Creating a referral program has other benefits too such as:

  • As much as 81% of people are more likely to engage with SaaS companies that have a referral program
  • People who are referred by a friend or a relative are 4x more likely to become a paid customer
  • Referred customers have a 16% higher LTV and 18% lower churn rate than their counterparts
  • Referred customers also have a 37% higher retention rate.

The best part: Referral marketing is trusted by everyone. People consider it natural and are more likely to act based on a recommendation from a friend or family member:

referral marketing trust

Impressed?

How to Do It

Follow these steps to create a killer referral program for your software:

  • Pick a referral tool such as ReferralCandy or Referral Factor
  • Decide your incentive.
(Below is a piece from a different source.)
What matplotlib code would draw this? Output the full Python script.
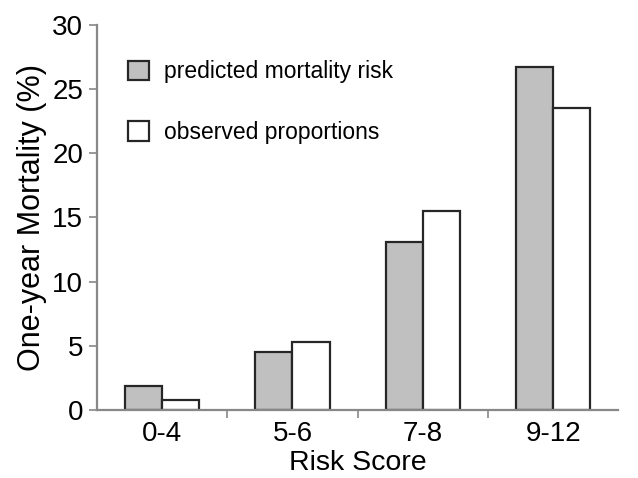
import matplotlib
matplotlib.use('Agg')
import matplotlib.pyplot as plt
import numpy as np

plt.rc('font', family=['Liberation Sans', 'DejaVu Sans'])

categories = ['0-4', '5-6', '7-8', '9-12']
predicted = [1.9, 4.5, 13.1, 26.7]
observed = [0.8, 5.3, 15.5, 23.5]

fig = plt.figure(figsize=(6.38, 4.78), dpi=100)
ax = fig.add_axes([0.152, 0.142, 0.817, 0.806])

x = np.arange(len(categories))
w = 0.285
ax.bar(x - w/2, predicted, w, color='#c0c0c0', edgecolor='#262626', linewidth=1.6,
       label='predicted mortality risk')
ax.bar(x + w/2, observed, w, color='white', edgecolor='#262626', linewidth=1.6,
       label='observed proportions')

ax.set_xlim(-0.5, 3.5)
ax.set_ylim(0, 30)
ax.set_yticks([0, 5, 10, 15, 20, 25, 30])
ax.set_xticks(x)
ax.set_xticklabels(categories)
ax.set_xticks([0.5, 1.5, 2.5], minor=True)
ax.tick_params(axis='x', which='major', length=0, labelsize=20, pad=8)
ax.tick_params(axis='x', which='minor', length=6, width=1.2, color='#888888', direction='out')
ax.tick_params(axis='y', length=6, width=1.2, color='#888888', labelsize=20, pad=4)

for s in ['top', 'right']:
    ax.spines[s].set_visible(False)
for s in ['left', 'bottom']:
    ax.spines[s].set_color('#888888')
    ax.spines[s].set_linewidth(1.6)

ax.set_xlabel('Risk Score', fontsize=20.5, labelpad=2)
ax.set_ylabel('One-year Mortality (%)', fontsize=22, labelpad=4)

leg = ax.legend(loc='upper left', bbox_to_anchor=(0.02, 0.962), frameon=False,
                fontsize=16.5, handlelength=0.92, handleheight=0.92,
                labelspacing=1.65, handletextpad=0.65)

fig.savefig('out.png', dpi=100)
This is the key part. The incentive you choose must be of value for your users. It is recommended to ask your customers what type of incentive they’ll prefer receiving from your company. And then decide accordingly
  • Create terms and conditions of your referral program. You need to be thoughtful here. Set clear limits and restrictions. Make sure that the referral program or incentive doesn’t influence your paid subscription plans negatively
  • Promote your referral program via email marketing to your current customers 
  • Track and tweak your referral program. Don’t expect results immediately. You might need to tweak your program several times before it starts delivering results. Google Analytics is one of the key tools that will help you here. 

SaaS Marketing is About Customer Retention

Marketing software as a service product is a bit different. A clear understanding of what is SaaS business model, how the SaaS industry works, and what is SaaS marketing will help you stay ahead of the competition.

It all comes down to maintaining a balance between customer retention and churn rates. You’ll need to focus more on current customers as they’re the key to monthly revenue. How to hook them with your software forever is the basic ingredient of SaaS marketing strategy.

Master it and you won’t have any issues.